After the product is stripped from the surface of the water, a quantity (such as a 6 inch layer) of so-called gas oil (a rather heavy liquid derived from crude petroleum) is pumped into the tank T, to absorb any product that may still exist on the water.

Following this, the gas oil is stripped off (e.g., in the same manner as the product was previously stripped from the surface of the water), and then the tank shell vents 6 and 7, the cone roof free vent 5, and the manholes such as 11 are opened. At this time, a measure ment for vapor concentration is taken, using for example a conventional J. W. combustible indicator. If this reading is not satisfactory (that is, if the reading is greater than 0.3), gas oil is again pumped in and stripped off, as many times as necessary, until a satisfactory reading is obtained. When the reading is satisfactory, the safing operation is considered completed.

At this point in the procedure, the water level is adjusted (by means of suction line 8 and the open well 26) to the top of the roof rim plate 9.

A workman can now enter onto the floating roof R (by way of ladder L) to preliminarily inspect the roof and remove the roof drain plug 16. If the roof is compartmented as illustrated, the workman also will install syphon lines or hoses such as 25 (FIG. 1), from the compartments 14 to the central deck area 13, so that the compartments will drain along with the central area.
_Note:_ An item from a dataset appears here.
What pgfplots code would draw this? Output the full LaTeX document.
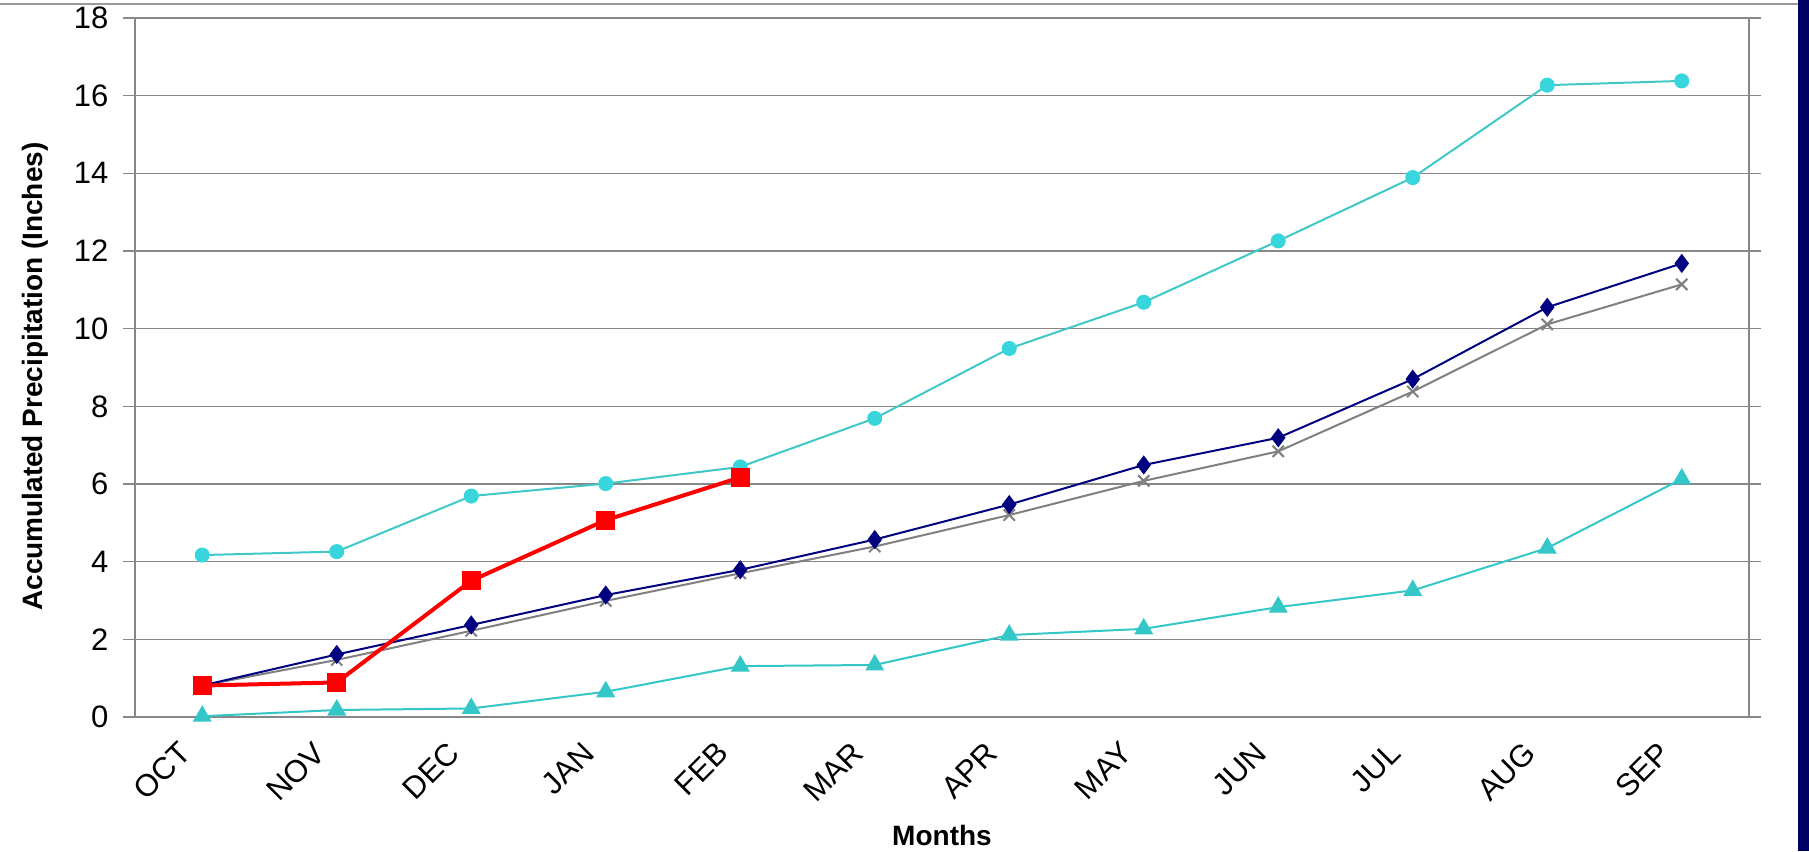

The water is now completely removed or drained from the tank T, by way of suction line 8.

When this has been done, the floating roof R will be visible, and both this roof and tank T will be essentially free of contained product and water. Then, the plug 16 is reinstalled, and gas oil (or furnace oil) is pumped into the tank, to raise the roofR to a level such that the support legs 17 may be pinned (at bores 19 and 20) for the high level position. The roof is inspected for leaks during this period, and if severe leaks are detected, the roof R must be lowered back to its low level support position. If there is no visible damage and/or no leaks, and if the seal 10 is tight, the tank T may be returned to service after a thorough cleaning of the floating roof R, with frequent inspection for roof leaks. The return to service involves the lowering of the roof to its operating level or low level support position (support by means of sleeves 18), and the pumping of liquid prod uct into the tank at a slow rate (approximately 3 ft. per second) until the roof R becomes buoyant, or floats.
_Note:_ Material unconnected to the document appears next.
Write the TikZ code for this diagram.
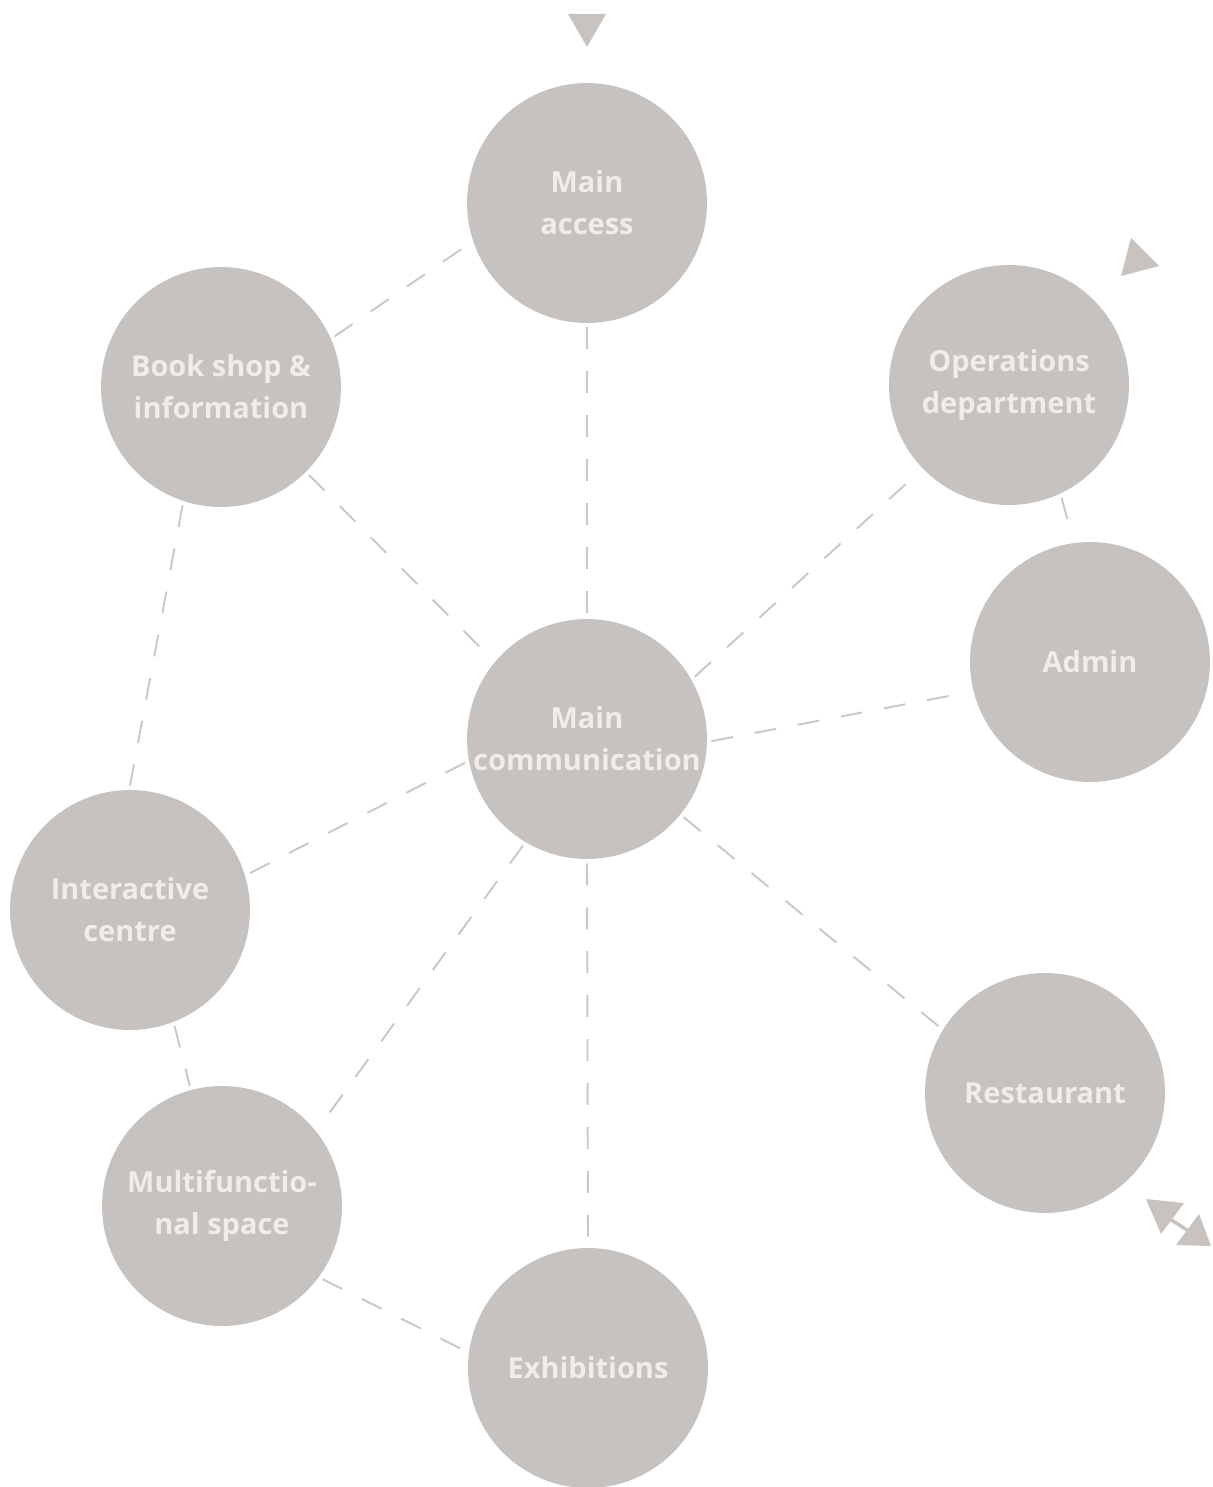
\documentclass[tikz,border=0pt]{standalone}
\usepackage{fontspec}
\setmainfont{Open Sans}
\definecolor{bubble}{HTML}{C6C2C0}
\definecolor{linkgray}{HTML}{CCC7C3}
\definecolor{tipgray}{HTML}{C9C3BF}
\definecolor{labelwhite}{HTML}{EFECEA}

\begin{document}
\begin{tikzpicture}[x=0.02cm, y=-0.02cm,
  room/.style={circle, fill=bubble, minimum size=4.8cm, inner sep=0pt, outer sep=2.5pt,
    text=labelwhite, font=\fontsize{16.5}{24}\selectfont\bfseries, align=center},
  link/.style={draw=linkgray, line width=1.1pt, dash pattern=on 12.5pt off 12.5pt}]
  \useasboundingbox (0,0) rectangle (1213,1487);
  \node[room] (access) at (587,203) {Main\\access};
  \node[room] (shop) at (221,387) {Book shop \&\\information};
  \node[room] (ops) at (1009,385) {Operations\\department};
  \node[room] (admin) at (1090,662) {Admin};
  \node[room] (comm) at (587,739) {Main\\communication};
  \node[room] (inter) at (130,910) {Interactive\\centre};
  \node[room] (rest) at (1045,1093) {Restaurant};
  \node[room] (multi) at (222,1206) {Multifunctio-\\nal space};
  \node[room] (exhib) at (588,1368) {Exhibitions};
  % dashed links, border to border
  \foreach \a/\b in {access.270/comm.90, shop.24/access.199, shop.315/comm.140,
    shop.252/inter.90, comm.30/ops.224, ops.295/admin.98, comm.359/admin.194,
    comm.191/inter.17, comm.321/rest.148, comm.239/multi.39, comm.270/exhib.90,
    inter.291/multi.105, multi.324/exhib.172}
    \path[link] (\a) -- (\b);
  % entry markers
  \coordinate (t1) at (568,14); \coordinate (t2) at (606,14); \coordinate (t3) at (587,47);
  \fill[tipgray] (t1) -- (t2) -- (t3) -- cycle;
  \coordinate (o1) at (1131,238); \coordinate (o2) at (1159,266); \coordinate (o3) at (1121,276);
  \fill[tipgray] (o1) -- (o2) -- (o3) -- cycle;
  \coordinate (r1) at (1146,1199); \coordinate (r2) at (1184,1203); \coordinate (r3) at (1161,1234);
  \fill[tipgray] (r1) -- (r2) -- (r3) -- cycle;
  \coordinate (s1) at (1199,1214); \coordinate (s2) at (1211,1246); \coordinate (s3) at (1176,1245);
  \fill[tipgray] (s1) -- (s2) -- (s3) -- cycle;
  \coordinate (ra) at (1170,1219); \coordinate (rb) at (1190,1232);
  \draw[tipgray, line width=2pt] (ra) -- (rb);
\end{tikzpicture}
\end{document}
Roof leaks, damaged (torn) seals, or obvious roof buckling require removing the tank from service for cleaning, complete inspection, and necessary repairs, following which the tank may be returned to service as previously described.

The invention claimed is:

1. In a procedure for reconditioning a sunken pantype floating roof in a storage tank for liquid hydrocarbon products, the steps of lowering the product level in the tank to the top of the roof pan rim, introducing water into the tank, at a location below the sunken roof, to float the remaining product on top of the water, withdrawing the product from the top of the water, introducing a scavenging liquid into the tank to absorb the remaining product, and stripping off the scavenging liquid with its contained hydrocarbon product.

2. Procedure set forth in claim 1, including the additional step of adjusting the water level to the top of the roof pan rim.

3. Procedure set forth in claim 1, including the additional step of draining all water from the tank.

4. Procedure set forth in claim 3, including the additional step of introducing product into said tank to refloat the floating roof.